> **THE PROBLEM**
Transcribe the listing that follows in full, omitting pictures.

> **RECORDED DATA**
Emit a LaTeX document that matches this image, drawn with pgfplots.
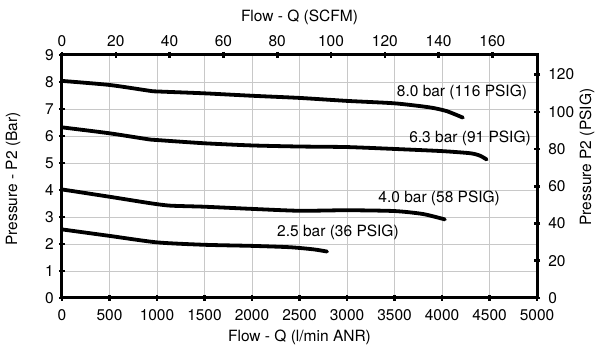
\documentclass[border=0pt]{standalone}
\usepackage{pgfplots}
\pgfplotsset{compat=1.18}
\usepackage{fontspec}
\setmainfont{TeX Gyre Heros}
\definecolor{gridgray}{RGB}{200,200,200}
\begin{document}
\fontsize{15.5}{18}\selectfont
\begin{tikzpicture}
\pgfplotsset{
  common/.style={scale only axis, width=475pt, height=243pt,
    /pgf/number format/assume math mode=true,
    /pgf/number format/1000 sep={},
    ticklabel style={font=\fontsize{15.5}{18}\selectfont},
    label style={font=\fontsize{15.5}{18}\selectfont},
    axis line style={line width=3pt},
    tick style={line width=2.6pt, black},
    major tick length=6pt, tick align=center,
  },
  curve/.style={black, line width=3.8pt, line cap=round, line join=round, smooth, tension=0.4, no markers},
}
\begin{axis}[common,
  xmin=0, xmax=5000, ymin=0, ymax=9,
  xtick={0,500,...,5000}, ytick={0,1,...,9},
  xtick pos=bottom, ytick pos=left,
  xticklabel style={yshift=-3pt},
  grid=major, grid style={gridgray, line width=0.8pt},
  xlabel={Flow - Q (l/min ANR)}, ylabel={Pressure - P2 (Bar)},
  xlabel style={at={(axis description cs:0.5,-0.16)}, anchor=center},
  ylabel style={at={(axis description cs:-0.103,0.49)}, anchor=center},
]
\addplot[curve] coordinates {(0,8.04) (500,7.89) (930,7.67) (1000,7.65) (1500,7.58) (2000,7.49) (2500,7.41) (3000,7.30) (3500,7.21) (3870,7.06) (4050,6.92) (4220,6.68)};
\addplot[curve] coordinates {(0,6.32) (500,6.10) (905,5.88) (1000,5.85) (1500,5.73) (2000,5.65) (2500,5.61) (3000,5.59) (3500,5.52) (4000,5.44) (4300,5.36) (4400,5.27) (4470,5.13)};
\addplot[curve] coordinates {(0,4.02) (500,3.75) (930,3.51) (1140,3.42) (1500,3.38) (2000,3.30) (2500,3.23) (3000,3.25) (3500,3.22) (3800,3.11) (4030,2.91)};
\addplot[curve] coordinates {(0,2.54) (500,2.30) (1000,2.06) (1500,1.97) (2000,1.93) (2400,1.88) (2650,1.80) (2790,1.72)};
\node[anchor=center] at (axis cs:4210,7.63) {8.0 bar (116 PSIG)};
\node[anchor=center] at (axis cs:4295,5.93) {6.3 bar (91 PSIG)};
\node[anchor=center] at (axis cs:3970,3.70) {4.0 bar (58 PSIG)};
\node[anchor=center] at (axis cs:2905,2.44) {2.5 bar (36 PSIG)};
\coordinate (ll) at (rel axis cs:0,0);
\coordinate (ur) at (rel axis cs:1,1);
\end{axis}
\begin{axis}[common,
  xmin=0, xmax=176.57, ymin=0, ymax=130.53,
  axis x line*=top, axis y line*=right,
  xtick={0,20,...,160}, ytick={0,20,...,120},
  yticklabel style={xshift=3pt},
  xlabel={Flow - Q (SCFM)}, ylabel={Pressure P2 (PSIG)},
  xlabel style={at={(axis description cs:0.5,1.156)}, anchor=center},
  ylabel style={at={(axis description cs:1.105,0.58)}, anchor=center, rotate=0},
]
\end{axis}
\pgfresetboundingbox
\path[use as bounding box] ([xshift=-62pt,yshift=-52pt]ll) rectangle ([xshift=63pt,yshift=55pt]ur);
\end{tikzpicture}
\end{document}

> **WRITTEN RESPONSE**
Emit a LaTeX document that matches this image, drawn with pgfplots.
\documentclass[border=0pt]{standalone}
\usepackage{pgfplots}
\pgfplotsset{compat=1.18}
\usepackage{fontspec}
\setmainfont{TeX Gyre Heros}
\definecolor{gridgray}{RGB}{200,200,200}
\begin{document}
\fontsize{15.5}{18}\selectfont
\begin{tikzpicture}
\pgfplotsset{
  common/.style={scale only axis, width=475pt, height=243pt,
    /pgf/number format/assume math mode=true,
    /pgf/number format/1000 sep={},
    ticklabel style={font=\fontsize{15.5}{18}\selectfont},
    label style={font=\fontsize{15.5}{18}\selectfont},
    axis line style={line width=3pt},
    tick style={line width=2.6pt, black},
    major tick length=6pt, tick align=center,
  },
  curve/.style={black, line width=3.8pt, line cap=round, line join=round, smooth, tension=0.4, no markers},
}
\begin{axis}[common,
  xmin=0, xmax=5000, ymin=0, ymax=9,
  xtick={0,500,...,5000}, ytick={0,1,...,9},
  xtick pos=bottom, ytick pos=left,
  xticklabel style={yshift=-3pt},
  grid=major, grid style={gridgray, line width=0.8pt},
  xlabel={Flow - Q (l/min ANR)}, ylabel={Pressure - P2 (Bar)},
  xlabel style={at={(axis description cs:0.5,-0.16)}, anchor=center},
  ylabel style={at={(axis description cs:-0.103,0.49)}, anchor=center},
]
\addplot[curve] coordinates {(0,8.04) (500,7.89) (930,7.67) (1000,7.65) (1500,7.58) (2000,7.49) (2500,7.41) (3000,7.30) (3500,7.21) (3870,7.06) (4050,6.92) (4220,6.68)};
\addplot[curve] coordinates {(0,6.32) (500,6.10) (905,5.88) (1000,5.85) (1500,5.73) (2000,5.65) (2500,5.61) (3000,5.59) (3500,5.52) (4000,5.44) (4300,5.36) (4400,5.27) (4470,5.13)};
\addplot[curve] coordinates {(0,4.02) (500,3.75) (930,3.51) (1140,3.42) (1500,3.38) (2000,3.30) (2500,3.23) (3000,3.25) (3500,3.22) (3800,3.11) (4030,2.91)};
\addplot[curve] coordinates {(0,2.54) (500,2.30) (1000,2.06) (1500,1.97) (2000,1.93) (2400,1.88) (2650,1.80) (2790,1.72)};
\node[anchor=center] at (axis cs:4210,7.63) {8.0 bar (116 PSIG)};
\node[anchor=center] at (axis cs:4295,5.93) {6.3 bar (91 PSIG)};
\node[anchor=center] at (axis cs:3970,3.70) {4.0 bar (58 PSIG)};
\node[anchor=center] at (axis cs:2905,2.44) {2.5 bar (36 PSIG)};
\coordinate (ll) at (rel axis cs:0,0);
\coordinate (ur) at (rel axis cs:1,1);
\end{axis}
\begin{axis}[common,
  xmin=0, xmax=176.57, ymin=0, ymax=130.53,
  axis x line*=top, axis y line*=right,
  xtick={0,20,...,160}, ytick={0,20,...,120},
  yticklabel style={xshift=3pt},
  xlabel={Flow - Q (SCFM)}, ylabel={Pressure P2 (PSIG)},
  xlabel style={at={(axis description cs:0.5,1.156)}, anchor=center},
  ylabel style={at={(axis description cs:1.105,0.58)}, anchor=center, rotate=0},
]
\end{axis}
\pgfresetboundingbox
\path[use as bounding box] ([xshift=-62pt,yshift=-52pt]ll) rectangle ([xshift=63pt,yshift=55pt]ur);
\end{tikzpicture}
\end{document}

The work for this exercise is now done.